GNU Make for Data Analysis Workflow Management

I’ve finally started using GNU make as a data analysis workflow management tool. I knew it existed as a software “build” tool, and although I always thought Makefile1 sound pretty cool, I never actually had to use it, not just as a build tool, but also as a data analysis workflow management tool.

It started with @thosjleepr’s tweet that showed up in my feed:

Inspired by @carlislerainey, I’ve added some code to my intro #make tutorial that visualizes the makefile’s dependency graph natively in R using #ggraph.

I never actually looked closely at what the author did in this nice tutorial, but rather ended up taking a detour and actually started looking more closely into using make as a workflow management tool. It so happened that at the time, I needed to keep running some set of scripts over and over depending on “refresh” status of each step, and so when I ran into this tweet, I decided to jump on using make finally, and now make is one of those topics that I wish I had learned and started using while at school2.

It’s been less than 2 weeks since I started using make, and I’m not a make expert by no means. Nonetheless, I like talking about data anlaysis workflow, so here’s my thoughts on using make as a data analysis workflow management tool as a reference. Since it’s my thoughts as of today, I’m sure some of my takes will change over time.

  1. It’s relevant to many data analysis projects.

From the Wikipedia on make (software):

Besides building programs, Make can be used to manage any project where some files must be updated automatically from others whenever the others change.

It makes sense many tutorials on make (especially in the context of using it together with R) that I encountered used generating some documents as a use case. E.g., use make to streamline updating plots and inserting newly refreshed plots in the final document output. My immediate need didn’t involve updating a report over and over, but rather looked something like Figure 1:

Base Workflow

Figure 1: Base Workflow

Basically this example workflow involves generating/refreshing several hive tables, training ML models, and joining hive tables. Sometimes all 5 steps need to be run in a proper sequence, other times only a subset of steps need to be run, like Figure 2:

Workflow ScenariosWorkflow Scenarios

Figure 2: Workflow Scenarios

So if there’s anyone out there who’s on the edge and haven’t started using a tool like make for workflow management, thinking such tool is not relevant in data analysis, I hope above figures (and this post) provide some convincing argument for using it.

  1. It helped me put more efforts in modularizing codes.

A Makefile is a collection of one or more rules, with a single rule consisting of a target, dependencies, and commands. In order to use commands in a Makefile, it’s imperative that the codes can be run in command line, and not just in interactive environment (REPL).

I don’t know what’s the best way to write a “program” for a data analysis project, and many of my codes are still mostly used in interactive mode.

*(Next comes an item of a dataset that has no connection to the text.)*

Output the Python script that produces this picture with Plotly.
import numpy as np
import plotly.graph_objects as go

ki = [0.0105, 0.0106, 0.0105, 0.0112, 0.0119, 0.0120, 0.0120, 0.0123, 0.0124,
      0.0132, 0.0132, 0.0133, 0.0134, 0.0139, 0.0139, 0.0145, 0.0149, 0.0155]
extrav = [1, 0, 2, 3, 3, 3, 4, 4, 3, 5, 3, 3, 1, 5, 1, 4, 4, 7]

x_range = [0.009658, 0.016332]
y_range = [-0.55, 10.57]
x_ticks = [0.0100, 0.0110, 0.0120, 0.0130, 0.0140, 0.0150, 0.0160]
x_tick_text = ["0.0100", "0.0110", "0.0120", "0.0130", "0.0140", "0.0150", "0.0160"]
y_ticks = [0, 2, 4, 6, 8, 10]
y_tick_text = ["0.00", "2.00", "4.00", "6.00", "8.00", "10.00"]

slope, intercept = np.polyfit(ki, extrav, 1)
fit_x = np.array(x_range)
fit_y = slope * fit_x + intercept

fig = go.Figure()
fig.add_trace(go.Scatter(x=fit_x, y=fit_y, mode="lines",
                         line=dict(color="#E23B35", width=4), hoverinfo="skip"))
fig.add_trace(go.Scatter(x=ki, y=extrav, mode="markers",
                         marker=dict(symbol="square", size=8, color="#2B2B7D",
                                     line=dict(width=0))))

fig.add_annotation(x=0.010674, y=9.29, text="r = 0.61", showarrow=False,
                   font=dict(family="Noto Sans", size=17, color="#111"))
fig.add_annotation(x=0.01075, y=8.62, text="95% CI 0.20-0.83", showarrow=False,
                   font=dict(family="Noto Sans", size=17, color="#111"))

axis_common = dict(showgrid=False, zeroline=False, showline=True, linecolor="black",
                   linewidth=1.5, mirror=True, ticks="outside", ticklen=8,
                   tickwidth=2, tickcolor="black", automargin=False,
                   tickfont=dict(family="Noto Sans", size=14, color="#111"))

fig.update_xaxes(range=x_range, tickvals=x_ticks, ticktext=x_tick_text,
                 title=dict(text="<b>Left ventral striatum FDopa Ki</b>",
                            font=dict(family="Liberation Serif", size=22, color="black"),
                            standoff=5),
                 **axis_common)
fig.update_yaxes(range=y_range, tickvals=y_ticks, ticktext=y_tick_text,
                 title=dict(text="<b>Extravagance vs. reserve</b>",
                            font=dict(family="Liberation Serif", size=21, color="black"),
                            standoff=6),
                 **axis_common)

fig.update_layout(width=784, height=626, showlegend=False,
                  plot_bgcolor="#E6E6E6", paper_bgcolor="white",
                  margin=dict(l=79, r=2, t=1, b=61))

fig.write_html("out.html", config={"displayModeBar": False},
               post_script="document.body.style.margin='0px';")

With the use of make, however, I’m putting more efforts to make sure my codes are run in command line, and REPL is used only for checking snippet of codes, not the entirety. So instead of working exclusively in a REPL shell (say R and/or hive shell), I now try to make sure the script files work by starting them in command line.

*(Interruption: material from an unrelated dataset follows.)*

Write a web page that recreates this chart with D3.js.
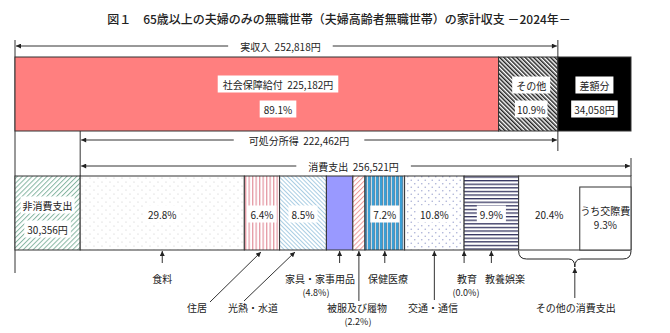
<!DOCTYPE html>
<html><head><meta charset="utf-8">
<script src="https://cdn.jsdelivr.net/npm/d3@7"></script>
<style>
html,body{margin:0;padding:0;background:#fff;}
svg text{font-family:"Noto Sans CJK JP","Noto Sans",sans-serif;fill:#222;white-space:pre;}
</style></head>
<body><svg id="c" width="670" height="333"></svg>
<script>
// ---- data ----
const title = "図１　65歳以上の夫婦のみの無職世帯（夫婦高齢者無職世帯）の家計収支 －2024年－";
const incomeCats = ["社会保障給付", "その他", "差額分"];
const incomeVals = [225182, 27636, 34058];
const incomeTotal = 252818;
const incomeShares = ["89.1%", "10.9%"];
const disposable = 222462;
const nonConsumption = 30356;
const consumption = 256521;
const consCats = ["食料","住居","光熱・水道","家具・家事用品","被服及び履物","保健医療","交通・通信","教育","教養娯楽","その他の消費支出"];
const consShares = [29.8, 6.4, 8.5, 4.8, 2.2, 7.2, 10.8, 0.0, 9.9, 20.4];
const kosaihiShare = 9.3;

// ---- layout ----
const svg = d3.select("#c");
const x = d3.scaleLinear().domain([0, nonConsumption + consumption]).range([15, 631]);
const topY = 57, topH = 74, botY = 176, botH = 74;
const defs = svg.append("defs");

function stripePat(id, color, size, width, angle, bg) {
  const p = defs.append("pattern").attr("id", id).attr("patternUnits", "userSpaceOnUse")
    .attr("width", size).attr("height", size).attr("patternTransform", `rotate(${angle})`);
  p.append("rect").attr("width", size).attr("height", size).attr("fill", bg || "#fff");
  p.append("rect").attr("x", 0).attr("y", 0).attr("width", width).attr("height", size).attr("fill", color);
}
stripePat("pOther", "#222", 3, 1.5, -45);
stripePat("pNon", "#86b6a2", 3.5, 1, 45);
stripePat("pHouse", "#e59aa6", 3.5, 1.3, 0);
stripePat("pUtil", "#a9cde3", 3, 1, -45);
stripePat("pCloth", "#ef9c9c", 3.5, 1, 45);
stripePat("pEdu", "#33335f", 3.6, 1.3, 90);
(function(){
  const p = defs.append("pattern").attr("id","pHealth").attr("patternUnits","userSpaceOnUse").attr("width",4).attr("height",4);
  p.append("rect").attr("width",4).attr("height",4).attr("fill","#fff");
  p.append("rect").attr("x",0).attr("width",2.6).attr("height",4).attr("fill","#3a9fd6");
  p.append("rect").attr("x",2.6).attr("width",0.6).attr("height",4).attr("fill","#1d3b55");
})();
function dotPat(id, color, size, r) {
  const p = defs.append("pattern").attr("id", id).attr("patternUnits", "userSpaceOnUse").attr("width", size).attr("height", size);
  p.append("rect").attr("width", size).attr("height", size).attr("fill", "#fff");
  p.append("circle").attr("cx", size/4).attr("cy", size/4).attr("r", r).attr("fill", color);
  p.append("circle").attr("cx", size*3/4).attr("cy", size*3/4).attr("r", r).attr("fill", color);
}
dotPat("pFood", "#c8c8c8", 8, 0.6);
dotPat("pTrans", "#aab0d6", 7, 0.8);

const consFills = ["url(#pFood)","url(#pHouse)","url(#pUtil)","#9999ff","url(#pCloth)","url(#pHealth)","url(#pTrans)","#fff","url(#pEdu)","#fff"];

function marker(id){
  defs.append("marker").attr("id", id).attr("viewBox","0 0 10 10").attr("refX",10).attr("refY",5)
    .attr("markerWidth",6).attr("markerHeight",5).attr("markerUnits","userSpaceOnUse").attr("orient","auto-start-reverse")
    .append("path").attr("d","M0,0 L10,5 L0,10 z").attr("fill","#222");
}
marker("arr");

const g = svg.append("g");
function line(x1,y1,x2,y2,opts){
  const l = g.append("line").attr("x1",x1).attr("y1",y1).attr("x2",x2).attr("y2",y2)
    .attr("stroke","#333").attr("stroke-width",1);
  if (opts && opts.start) l.attr("marker-start","url(#arr)");
  if (opts && opts.end) l.attr("marker-end","url(#arr)");
  return l;
}
function boxText(cx, cy, text, size, pad, noBox){
  const grp = g.append("g");
  const r = grp.append("rect").attr("fill","#fff");
  const t = grp.append("text").attr("x",cx).attr("y",cy).attr("text-anchor","middle")
    .attr("dominant-baseline","central").attr("font-size",size||10).text(text);
  const b = t.node().getBBox();
  const p = pad == null ? 3 : pad;
  r.attr("x", b.x - p).attr("y", b.y - 1).attr("width", b.width + 2*p).attr("height", b.height + 2);
  if (noBox) r.remove();
  return grp;
}
const fmt = d3.format(",");

g.append("text").attr("x", 339).attr("y", 18).attr("text-anchor","middle").attr("dominant-baseline","central")
  .attr("font-size",12).attr("font-weight",500).text(title);

const incomeEdges = [0];
incomeVals.forEach((v,i)=>incomeEdges.push(incomeEdges[i]+v));
const xInc = x(incomeTotal), xNon = x(nonConsumption), xEnd = x(nonConsumption+consumption);

line(x(0), 40, x(0), 273);
line(xInc, 40, xInc, topY);
line(xInc, topY+topH, xInc, 151);
line(xNon, topY+topH, xNon, botY);
line(xEnd, 158, xEnd, botY);

line(x(0)+1, 46, xInc-1, 46, {start:true, end:true});
boxText((x(0)+xInc)/2 - 6, 46, `実収入  ${fmt(incomeTotal)}円`, 10, 12);
line(xNon+1, 140, xInc-1, 140, {start:true, end:true});
boxText((xNon+xInc)/2 - 20, 140, `可処分所得  ${fmt(disposable)}円`, 10, 15);
line(xNon+1, 166, xEnd-1, 166, {start:true, end:true});
boxText((xNon+xEnd)/2 - 2, 166, `消費支出  ${fmt(consumption)}円`, 10, 12);

const topFills = ["#ff7f7f", "url(#pOther)", "#000"];
g.selectAll("rect.top").data(incomeVals).enter().append("rect").attr("class","top")
  .attr("x",(d,i)=>x(incomeEdges[i])).attr("y",topY)
  .attr("width",(d,i)=>x(incomeEdges[i+1])-x(incomeEdges[i])).attr("height",topH)
  .attr("fill",(d,i)=>topFills[i]).attr("stroke","#333").attr("stroke-width",1);
boxText(278, 84, `${incomeCats[0]}  ${fmt(incomeVals[0])}円`, 10, 5);
boxText(278, 109, incomeShares[0], 10, 4);
const cOther = (x(incomeEdges[1])+x(incomeEdges[2]))/2 + 3;
boxText(cOther, 85, incomeCats[1], 10, 4);
boxText(cOther, 109, incomeShares[1], 10, 2);
const cDiff = (x(incomeEdges[2])+x(incomeEdges[3]))/2;
boxText(cDiff, 85, incomeCats[2], 10, 4);
boxText(cDiff, 109, `${fmt(incomeVals[2])}円`, 10, 3);

g.append("rect").attr("x",x(0)).attr("y",botY).attr("width",xNon-x(0)).attr("height",botH)
  .attr("fill","url(#pNon)").attr("stroke","#333");
const xc = d3.scaleLinear().domain([0,100]).range([xNon, xEnd]);
const consEdges = [0];
consShares.forEach((v,i)=>consEdges.push(consEdges[i]+v));
g.selectAll("rect.cons").data(consShares).enter().append("rect").attr("class","cons")
  .attr("x",(d,i)=>xc(consEdges[i])).attr("y",botY)
  .attr("width",(d,i)=>xc(consEdges[i+1])-xc(consEdges[i])).attr("height",botH)
  .attr("fill",(d,i)=>consFills[i]).attr("stroke","#333").attr("stroke-width",1);
g.append("rect").attr("x", xEnd - (xc(kosaihiShare)-xc(0))).attr("y", 187)
  .attr("width", xc(kosaihiShare)-xc(0)).attr("height", botY+botH-187)
  .attr("fill","#fff").attr("stroke","#333");
const kx = xEnd - (xc(kosaihiShare)-xc(0))/2;
boxText(kx, 210, "うち交際費", 10, 1, true);
boxText(kx, 224, `${kosaihiShare.toFixed(1)}%`, 10, 1, true);

boxText((x(0)+xNon)/2, 205, "非消費支出", 10, 2);
boxText((x(0)+xNon)/2, 229, `${fmt(nonConsumption)}円`, 10, 3);
const mid = i => (xc(consEdges[i])+xc(consEdges[i+1]))/2;
consShares.forEach((v,i)=>{
  if (i===3 || i===4 || i===7) return;
  const cx = i===9 ? (xc(consEdges[9]) + xEnd - (xc(kosaihiShare)-xc(0)))/2 : mid(i);
  boxText(cx, 214, `${v.toFixed(1)}%`, 10, 3, i===9);
});

const bb = botY + botH;
function upArrow(x1,y1,x2,y2){ line(x1,y1,x2,y2,{end:true}); }
upArrow(mid(0), 263, mid(0), bb+1);
boxText(mid(0), 278, consCats[0], 10, 0, true);
upArrow(210, 302, mid(1)-1, bb+2);
boxText(197, 307, consCats[1], 10, 0, true);
upArrow(244, 301, mid(2)-8, bb+2);
boxText(253, 307, consCats[2], 10, 0, true);
upArrow(mid(3), 263, mid(3), bb+1);
boxText(320, 278, consCats[3], 10, 0, true);
boxText(316, 292, `(${consShares[3].toFixed(1)}%)`, 9, 0, true);
upArrow(mid(4), 301, mid(4), bb+1);
boxText(357, 307, consCats[4], 10, 0, true);
boxText(358, 321, `(${consShares[4].toFixed(1)}%)`, 9, 0, true);
upArrow(mid(5), 263, mid(5), bb+1);
boxText(388, 278, consCats[5], 10, 0, true);
upArrow(mid(6), 300, mid(6), bb+1);
boxText(433, 307, consCats[6], 10, 0, true);
upArrow(xc(consEdges[7]), 263, xc(consEdges[7]), bb+1);
boxText(467, 278, consCats[7], 10, 0, true);
boxText(466, 292, `(${consShares[7].toFixed(1)}%)`, 9, 0, true);
upArrow(mid(8), 263, mid(8), bb+1);
boxText(505, 278, consCats[8], 10, 0, true);
const bx0 = xc(consEdges[9]), bx1 = xEnd, bm = (bx0+bx1)/2;
g.append("path").attr("fill","none").attr("stroke","#222").attr("stroke-width",1)
  .attr("d", `M${bx0},${bb+1} Q${bx0},${bb+9} ${bx0+8},${bb+9} L${bm-6},${bb+9} Q${bm},${bb+9} ${bm},${bb+17} Q${bm},${bb+9} ${bm+6},${bb+9} L${bx1-8},${bb+9} Q${bx1},${bb+9} ${bx1},${bb+1}`);
upArrow(bm, 298, bm, bb+18);
boxText(bm+1, 307, consCats[9], 10, 0, true);
</script></body></html>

This is an important shift, I think, that has more implications, and I’m sure I’ll have more to say about this shift in the future.

  1. It helps keep track of workflow dependency and documentation in one place.

This is a nice little benefit of using make that I liked nonetheless. When I work on a project for 2-3 days, take a break from it, and come back in 2-3 weeks, I want to be able to recall what I have done and start picking up on things with minimal effort. With a combination of comments and a sed command in a Makefile, helpful documentation/notes can be extracted from command line like below.

~$ make help
 1_gen_tbl_A: generate/refresh table A
 2_train_model: train ml model using table A and generate table B
 3_gen_tbl_C: generate/refresh table C (not dependent on steps 1 and 2!)
 4_join_B_and_C: join tables B and C as a prep for step 5
 5_compare_B_and_C: compare B and C by creating a performance table

Software carpentry’s lesson on automation and make provides a how-to.

  1. There are many alternatives to GNU make.

The tool has been around for nearly 40 years now. Obviously, I like it for several reasons as a workflow management tool, but at the same time, there are some limitations that can make it less attractive nowadays. I have not done a thorough research on this, but there seem to be many alternatives, each one of which has its own strength and weakness.

There are some great tutorials and documentations on GNU make, and here are a couple more links as a reference.

  1. Make reads this Makefile (in the current directory) and works on the rules within it.

  2. I should prob start gathering these topics and write about them sometime in the future.